This is all very, very different from Christianity. God is the Trinity. God is both Trinity and Unity. God is one in three and three in one. Most Christian traditions affirm the major church creeds. The Nicene, Athanasian, and Chalcedonian Creeds all affirm the Trinity. With respect to my brothers and sisters in traditions that are non-creedal, they still completely affirm the Trinity. My use of the creeds is to show that the Trinity is an essential belief for the last 1700 years.

Nicene:
  • "We believe in one God, the Father Almighty, Maker of heaven and earth, of all things visible and invisible. And in one Lord Jesus Christ, the only-begotten Son of God, begotten of his Father before all worlds, God of God, Light of Light, very God of very God, begotten, not made, being of one substance with the Father..."
    • God is one, and yet The Father and Jesus exist. Jesus is God in every way, not in being a deity but in being one in substance with the Father.
    • Jesus is affirmed to be fully God before he is affirmed to be man (Chalcedonian creed).
Athanasian:
  • "Whosoever will be saved, before all things it is necessary that he hold the Catholic Faith. Which Faith except every one do keep whole and undefiled; without doubt he shall perish everlastingly. And the Catholic Faith is this: That we worship one God in Trinity, and Trinity in Unity; Neither confounding the Persons; nor dividing the Essence. For there is one Person of the Father; another of the Son; and another of the Holy Ghost. But the Godhead of the Father, of the Son, and of the Holy Ghost, is all one; the Glory equal, the Majesty coeternal. Such as the Father is; such is the Son; and such is the Holy Ghost. The Father uncreated; the Son uncreated; and the Holy Ghost uncreated..."
    • Catholic, here, means universal...
    • This goes on and on describing the Trinity and unity of God.

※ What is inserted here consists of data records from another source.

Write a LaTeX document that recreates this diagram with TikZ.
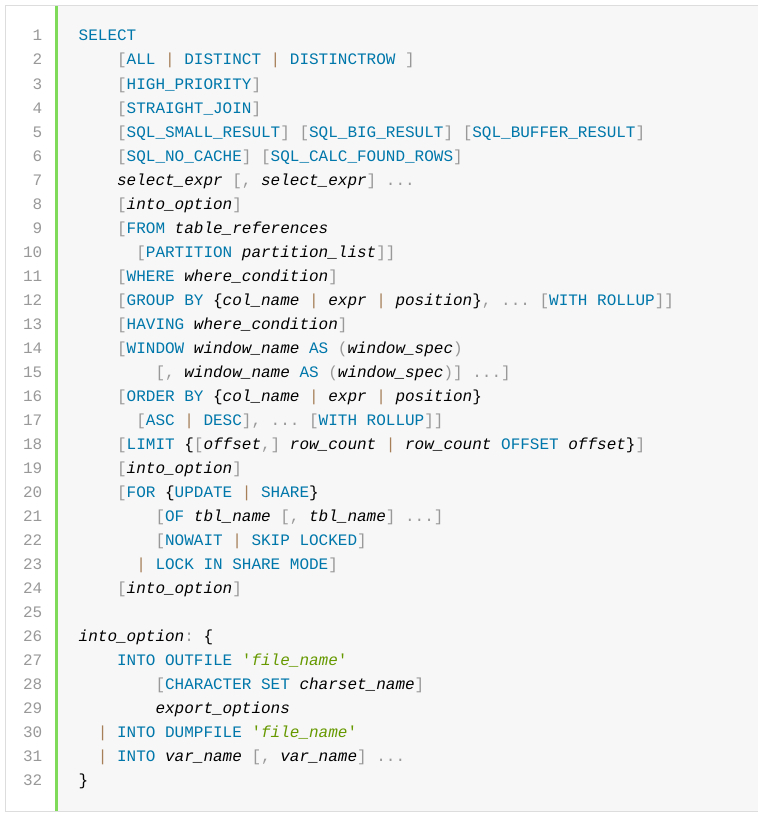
\documentclass[tikz,border=0pt]{standalone}
\usepackage{fontspec}
\setmonofont{Liberation Mono}
\usepackage{xcolor}
\definecolor{kwc}{HTML}{0077AA}
\definecolor{puc}{HTML}{999999}
\definecolor{opc}{HTML}{A67F59}
\definecolor{stc}{HTML}{669900}
\definecolor{numc}{HTML}{999999}
\definecolor{bgc}{HTML}{F7F7F7}
\definecolor{barc}{HTML}{80DA5A}
\definecolor{brc}{HTML}{DDDDDD}
\newcommand\kw[1]{\textcolor{kwc}{#1}}
\newcommand\pu[1]{\textcolor{puc}{#1}}
\newcommand\op{\textcolor{opc}{|}}
\newcommand\vi[1]{{\itshape #1}}
\newcommand\sq{\char"27\relax}
\newcommand\strg[1]{\textcolor{stc}{\sq{\itshape #1}\sq}}
\tikzset{
  codetext/.style={anchor=base west, inner sep=0pt, text=black,
    font=\ttfamily\fontsize{16}{24}\selectfont\frenchspacing},
  lnum/.style={anchor=base east, inner sep=0pt, text=numc,
    font=\ttfamily\fontsize{16}{24}\selectfont}
}
\newcommand\codeln[3]{%
  \node[codetext] (l#1) at ({78.5+9.6*#2}, {-41-24*(#1-1)}) {#3};
  \node[lnum] (n#1) at (42.5, {-41-24*(#1-1)}) {#1};}
\newcommand\numonly[1]{%
  \node[lnum] (n#1) at (42.5, {-41-24*(#1-1)}) {#1};}
\begin{document}
\begin{tikzpicture}[x=1pt,y=1pt]
\useasboundingbox (0,0) rectangle (758,-816);
\fill[white] (0,0) rectangle (758,-816);
\fill[bgc] (58,-5.5) rectangle (758,-811.5);
\fill[barc] (55,-6) rectangle (58,-811);
\draw[brc, line width=1pt] (758,-5.5) -- (5.5,-5.5) -- (5.5,-811.5) -- (758,-811.5);
\codeln{1}{0}{\kw{SELECT}}
\codeln{2}{4}{\pu{[}\kw{ALL} \op{} \kw{DISTINCT} \op{} \kw{DISTINCTROW} \pu{]}}
\codeln{3}{4}{\pu{[}\kw{HIGH\_PRIORITY}\pu{]}}
\codeln{4}{4}{\pu{[}\kw{STRAIGHT\_JOIN}\pu{]}}
\codeln{5}{4}{\pu{[}\kw{SQL\_SMALL\_RESULT}\pu{]} \pu{[}\kw{SQL\_BIG\_RESULT}\pu{]} \pu{[}\kw{SQL\_BUFFER\_RESULT}\pu{]}}
\codeln{6}{4}{\pu{[}\kw{SQL\_NO\_CACHE}\pu{]} \pu{[}\kw{SQL\_CALC\_FOUND\_ROWS}\pu{]}}
\codeln{7}{4}{\vi{select\_expr} \pu{[,} \vi{select\_expr}\pu{]} \pu{...}}
\codeln{8}{4}{\pu{[}\vi{into\_option}\pu{]}}
\codeln{9}{4}{\pu{[}\kw{FROM} \vi{table\_references}}
\codeln{10}{6}{\pu{[}\kw{PARTITION} \vi{partition\_list}\pu{]]}}
\codeln{11}{4}{\pu{[}\kw{WHERE} \vi{where\_condition}\pu{]}}
\codeln{12}{4}{\pu{[}\kw{GROUP BY} \{\vi{col\_name} \op{} \vi{expr} \op{} \vi{position}\}\pu{,} \pu{...} \pu{[}\kw{WITH ROLLUP}\pu{]]}}
\codeln{13}{4}{\pu{[}\kw{HAVING} \vi{where\_condition}\pu{]}}
\codeln{14}{4}{\pu{[}\kw{WINDOW} \vi{window\_name} \kw{AS} \pu{(}\vi{window\_spec}\pu{)}}
\codeln{15}{8}{\pu{[,} \vi{window\_name} \kw{AS} \pu{(}\vi{window\_spec}\pu{)]} \pu{...]}}
\codeln{16}{4}{\pu{[}\kw{ORDER BY} \{\vi{col\_name} \op{} \vi{expr} \op{} \vi{position}\}}
\codeln{17}{6}{\pu{[}\kw{ASC} \op{} \kw{DESC}\pu{],} \pu{...} \pu{[}\kw{WITH ROLLUP}\pu{]]}}
\codeln{18}{4}{\pu{[}\kw{LIMIT} \{\pu{[}\vi{offset}\pu{,]} \vi{row\_count} \op{} \vi{row\_count} \kw{OFFSET} \vi{offset}\}\pu{]}}
\codeln{19}{4}{\pu{[}\vi{into\_option}\pu{]}}
\codeln{20}{4}{\pu{[}\kw{FOR} \{\kw{UPDATE} \op{} \kw{SHARE}\}}
\codeln{21}{8}{\pu{[}\kw{OF} \vi{tbl\_name} \pu{[,} \vi{tbl\_name}\pu{]} \pu{...]}}
\codeln{22}{8}{\pu{[}\kw{NOWAIT} \op{} \kw{SKIP LOCKED}\pu{]}}
\codeln{23}{6}{\op{} \kw{LOCK IN SHARE MODE}\pu{]}}
\codeln{24}{4}{\pu{[}\vi{into\_option}\pu{]}}
\numonly{25}
\codeln{26}{0}{\vi{into\_option}\pu{:} \{}
\codeln{27}{4}{\kw{INTO OUTFILE} \strg{file\_name}}
\codeln{28}{8}{\pu{[}\kw{CHARACTER SET} \vi{charset\_name}\pu{]}}
\codeln{29}{8}{\vi{export\_options}}
\codeln{30}{2}{\op{} \kw{INTO DUMPFILE} \strg{file\_name}}
\codeln{31}{2}{\op{} \kw{INTO} \vi{var\_name} \pu{[,} \vi{var\_name}\pu{]} \pu{...}}
\codeln{32}{0}{\}}
\end{tikzpicture}
\end{document}
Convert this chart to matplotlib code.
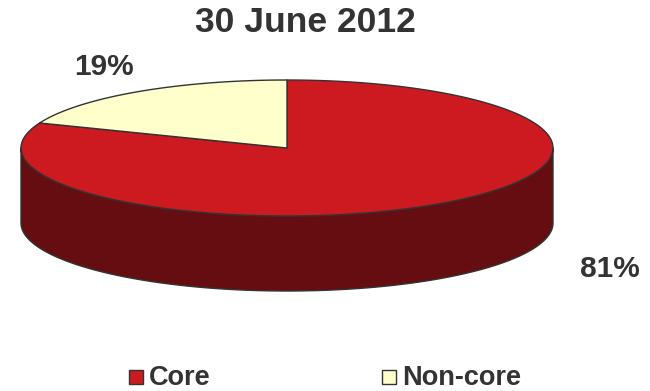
import numpy as np
import matplotlib.pyplot as plt
from matplotlib.patches import Polygon, Rectangle

plt.rcParams['font.family'] = ['Liberation Sans', 'DejaVu Sans']

TITLE = '30 June 2012'
labels = ['Core', 'Non-core']
shares = [81, 19]
colors = ['#cc1a20', '#ffffcc']
side_colors = ['#660d11', '#b3b38f']
EDGE = '#333333'
TEXT = '#333333'

# pie geometry in pixel space
CX, CY = 287, 148
RX, RY = 266, 68
DEPTH = 75


def ellipse_pts(a0, a1, n=200, dy=0):
    t = np.radians(np.linspace(a0, a1, n))
    return np.column_stack([CX + RX * np.cos(t), CY - RY * np.sin(t) + dy])


fig = plt.figure(figsize=(6.5, 3.91), dpi=100)
ax = fig.add_axes([0, 0, 1, 1])
ax.set_xlim(0, 650)
ax.set_ylim(391, 0)
ax.axis('off')

# slice angles: start at 12 o'clock, Non-core goes counter-clockwise
total = sum(shares)
spans = [s / total * 360 for s in shares]
nc_start = 90
nc_end = 90 + spans[1]
angles = {'Non-core': (nc_start, nc_end), 'Core': (nc_end, nc_end + spans[0])}

# side walls, only the front half (180..360 deg) is visible
for lab, col in zip(labels, side_colors):
    a0, a1 = angles[lab]
    lo, hi = max(a0, 180), min(a1, 360)
    if lo < hi:
        top = ellipse_pts(lo, hi)
        bot = ellipse_pts(hi, lo, dy=DEPTH)
        ax.add_patch(Polygon(np.vstack([top, bot]), closed=True, fc=col,
                             ec=EDGE, lw=1.0, joinstyle='round'))

# top faces
for lab, col in zip(labels, colors):
    a0, a1 = angles[lab]
    pts = np.vstack([[CX, CY], ellipse_pts(a0, a1)])
    ax.add_patch(Polygon(pts, closed=True, fc=col, ec=EDGE, lw=1.0,
                         joinstyle='round'))

ax.text(305, 23, TITLE, ha='center', va='center', fontsize=25.5,
        fontweight='bold', color=TEXT)
ax.text(104, 67, f'{shares[1]}%', ha='center', va='center', fontsize=21.5,
        fontweight='bold', color=TEXT)
ax.text(610, 269, f'{shares[0]}%', ha='center', va='center', fontsize=21.5,
        fontweight='bold', color=TEXT)

# legend
legend_x = [129, 382]
for x, lab, col in zip(legend_x, labels, colors):
    ax.add_patch(Rectangle((x, 370), 14, 14, fc=col, ec=EDGE, lw=1.0))
    ax.text(x + 20, 378, lab, ha='left', va='center', fontsize=19.5,
            fontweight='bold', color=TEXT)

fig.savefig('out.png', dpi=100)
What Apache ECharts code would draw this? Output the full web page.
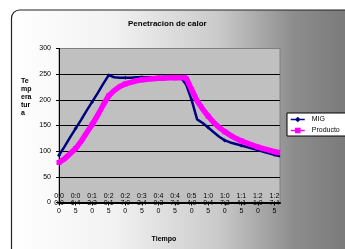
<!DOCTYPE html>
<html>
<head>
<meta charset="utf-8">
<style>
  html, body { margin: 0; padding: 0; background: #fff; }
  #chart { width: 345px; height: 249px; }
</style>
<script src="https://cdn.jsdelivr.net/npm/echarts@6/dist/echarts.min.js"></script>
</head>
<body>
<div id="chart"></div>
<script>
// tiempos cada 2:15
const tiempos = [
  '0:00:00', '0:02:15', '0:04:30', '0:06:45', '0:09:00', '0:11:15', '0:13:30',
  '0:15:45', '0:18:00', '0:20:15', '0:22:30', '0:24:45', '0:27:00', '0:29:15',
  '0:31:30', '0:33:45', '0:36:00', '0:38:15', '0:40:30', '0:42:45', '0:45:00',
  '0:47:15', '0:49:30', '0:51:45', '0:54:00', '0:56:15', '0:58:30', '1:00:45',
  '1:03:00', '1:05:15', '1:07:30', '1:09:45', '1:12:00', '1:14:15', '1:16:30',
  '1:18:45', '1:21:00', '1:23:15', '1:25:30', '1:27:45', '1:30:00'
]
const mig = [
  92, 109, 127, 144, 161, 179, 196, 213, 231, 248, 244, 243, 243, 243,
  244, 244, 244, 244, 244, 245, 245, 245, 244, 230, 200, 162, 155,
  146, 137, 128, 121, 117, 114, 111, 108, 105, 102, 99, 96, 93, 90
]
const producto = [
  78, 85, 95, 105, 119, 136, 152, 170, 190, 208, 218, 226, 231, 234,
  237, 239, 240, 241, 242, 242, 243, 243, 243, 243, 220, 198, 182,
  168, 156, 146, 138, 131, 125, 120, 116, 112, 108, 105, 102, 99, 97
]
const yTicks = [0, 50, 100, 150, 200, 250, 300]

const font = 'Liberation Sans, Arial, sans-serif'

const chart = echarts.init(document.getElementById('chart'))

chart.setOption({
  animation: false,
  graphic: [
    {
      type: 'rect',
      z: -10,
      shape: { x: 11.5, y: 10, width: 345, height: 260, r: 8 },
      style: {
        stroke: '#222',
        lineWidth: 1.2,
        fill: new echarts.graphic.LinearGradient(0, 0, 1, 0, [
          { offset: 0, color: '#ffffff' },
          { offset: 0.3, color: '#f2f2f2' },
          { offset: 0.6, color: '#cacaca' },
          { offset: 0.82, color: '#8c8c8c' },
          { offset: 1, color: '#777777' }
        ])
      }
    },
    {
      type: 'text',
      left: 21,
      top: 77,
      style: {
        text: 'Te\nmp\nera\ntur\na',
        font: 'bold 7px ' + font,
        lineHeight: 8,
        fill: '#000'
      }
    },
    {
      type: 'text',
      x: 164,
      y: 239,
      style: {
        text: 'Tiempo',
        font: 'bold 7px ' + font,
        fill: '#000',
        align: 'center',
        verticalAlign: 'middle'
      }
    }
  ],
  title: {
    text: 'Penetracion de calor',
    left: 128,
    top: 20,
    padding: 0,
    textStyle: { fontSize: 8, fontWeight: 'bold', fontFamily: font, color: '#000' }
  },
  legend: {
    orient: 'vertical',
    left: 287,
    top: 113,
    padding: [3, 12, 2, 3],
    itemWidth: 14,
    itemHeight: 7,
    itemGap: 4,
    backgroundColor: '#fff',
    borderColor: '#000',
    borderWidth: 1,
    borderRadius: 0,
    lineStyle: { width: 1.5 },
    textStyle: { fontSize: 7, fontFamily: font, color: '#000', padding: [0, 0, 0, 2] },
    data: ['MIG', 'Producto']
  },
  grid: {
    left: 59,
    top: 48.5,
    right: 65,
    bottom: 46.5,
    show: true,
    backgroundColor: '#c0c0c0',
    borderColor: '#808080',
    borderWidth: 1
  },
  xAxis: {
    type: 'category',
    data: tiempos,
    boundaryGap: false,
    axisLine: { lineStyle: { color: '#000', width: 2 } },
    axisTick: { show: true, length: 3, interval: 2, lineStyle: { color: '#000' } },
    axisLabel: {
      interval: 2,
      margin: -10.5,
      fontSize: 7,
      lineHeight: 7.6,
      fontFamily: font,
      color: '#000',
      formatter: v => v.match(/.{1,3}/g).join('\n')
    },
    splitLine: { show: false }
  },
  yAxis: {
    type: 'value',
    min: yTicks[0],
    max: yTicks[yTicks.length - 1],
    interval: 50,
    axisLine: { show: true, lineStyle: { color: '#000' } },
    axisTick: { show: true, length: 3, lineStyle: { color: '#000' } },
    axisLabel: { fontSize: 7, fontFamily: font, color: '#000', margin: 8 },
    splitLine: {
      show: true,
      lineStyle: { color: ['#000', '#000', '#000', '#000', '#000', '#000', '#808080'], width: 1 }
    }
  },
  series: [
    {
      name: 'MIG',
      type: 'line',
      data: mig,
      color: '#000080',
      symbol: 'diamond',
      symbolSize: 4,
      lineStyle: { width: 2.5, color: '#000080' },
      itemStyle: { color: '#000080' },
      z: 2
    },
    {
      name: 'Producto',
      type: 'line',
      data: producto,
      color: '#ff00ff',
      symbol: 'rect',
      symbolSize: 5,
      lineStyle: { width: 5.5, color: '#ff00ff' },
      itemStyle: { color: '#ff00ff' },
      z: 3
    }
  ]
})
</script>
</body>
</html>
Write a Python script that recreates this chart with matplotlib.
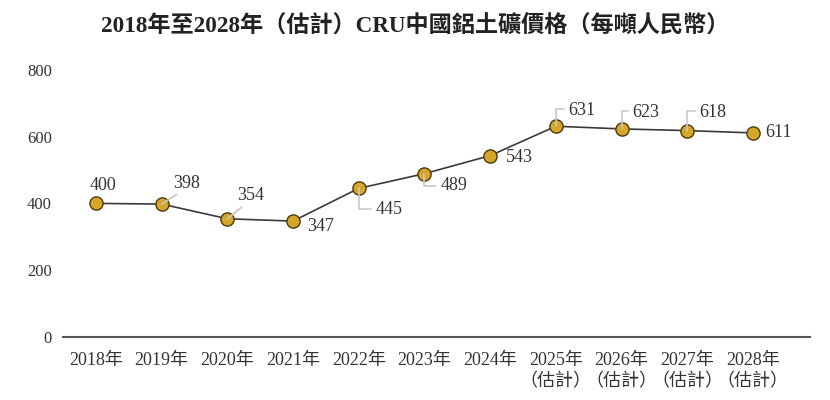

Though the Trinity is mysterious and hard to explain (if not impossible), it is one of the central tenets of Christianity. The Father, Jesus and Holy Spirit are one and yet 3 at the same time. They are not only one in purpose, the creeds make it absolutely clear that they are one in substance, essence, personhood.

An interesting set of questions usually arises from this: (1) The doctrine of Trinity is absent from most of the first 300 years of Christianity, what about those Christians who lived then? (2) Is the doctrine of Trinity required for salvation?

Yes, it is true that the official doctrine of the Trinity is not formed until about 325, but ideas of the Trinity existed from the beginning. The church quickly came to agreement on this doctrine and spent the next few hundred years defining and defending it.

As to the salvation question, (1) I don't think it is beneficial that we boil everything down to salvation, (2) I am not God, only God judges in these matters, and (3) the point is not about salvation requirements, the point is about the centrality of the Trinity in Christian doctrine. The Trinity encompasses the central tenets of Christianity and as one of my professors has said, it is the most interesting thing about Christianity. No other religion or philosophy has anything like it. 

So, on this point alone, Mormons are not Christians and Christians aren't Mormons. Mormons aren't even monotheists (like Christianity, Judaism, Islam) in that they affirm the Resistance of many gods and that they themselves become gods someday. 

Jeffrey Goldberg, a Jew, totally has this to say about this issue:

Mormons themselves contend that “Christ is at the center of our worship, study, service and faith,” as a statement released by the church after Jeffress’s comment put it.
But theological honesty demands that we recognize that Romney would be the first president to be so far outside the Christian denominational mainstream.
There is much in Mormonism that stands in opposition to Christian doctrine, including the belief that the Book of Mormon completes the Christian Bible. Christianity had an established creed about 1,500 years before Joseph Smith appeared in upstate New York with a new truth, codified in the Book of Mormon, which he said was revealed to him by an angel named Moroni.
“The Nicene Creed and the Apostles’ Creed settled the basic ideas of Christianity,” said Michael Cromartie, an evangelical who is vice president of the Ethics and Public Policy Center in Washington. “The canon was closed, and then Joseph Smith comes along and says that there’s a new book, an extra-biblical addition to the agreed-upon canon.”
Nothing in Mormonism is quite as alien to Christian thought as the core assertion that God and man are of the same species.
“This is a canonical belief of Mormons, and it stands in radical opposition to the beliefs of the monotheistic religions,” Richard J. Mouw, the president of the evangelical Fuller Theological Seminary in California, told me. “Your people” -- that is, Jews -- “and my people would say that the fundamental sin here from the biblical point of view is that God is God and we’re not. There’s an ontological gap between creator and creation.”
Mouw, who is a leader in the deepening dialogue between evangelical Christian and Mormon theologians, said he believes that many Mormons are moving toward more Christ-centered modes of worship. The Mormons who, in the Salt Lake City vernacular, tend to “go planetary” -- who embrace some of Mormonism’s more idiosyncratic folk beliefs -- are dwindling in number. But Mouw said he isn’t ready to accept Mormonism as branch of Christianity."
The greater context of this article above is about the political realm, which is not my aim. I show this article to show that even someone of a different faith outside of Christianity or Mormonism can plainly see this fact. The theology of God is completely important and a distinguishing characteristic of each.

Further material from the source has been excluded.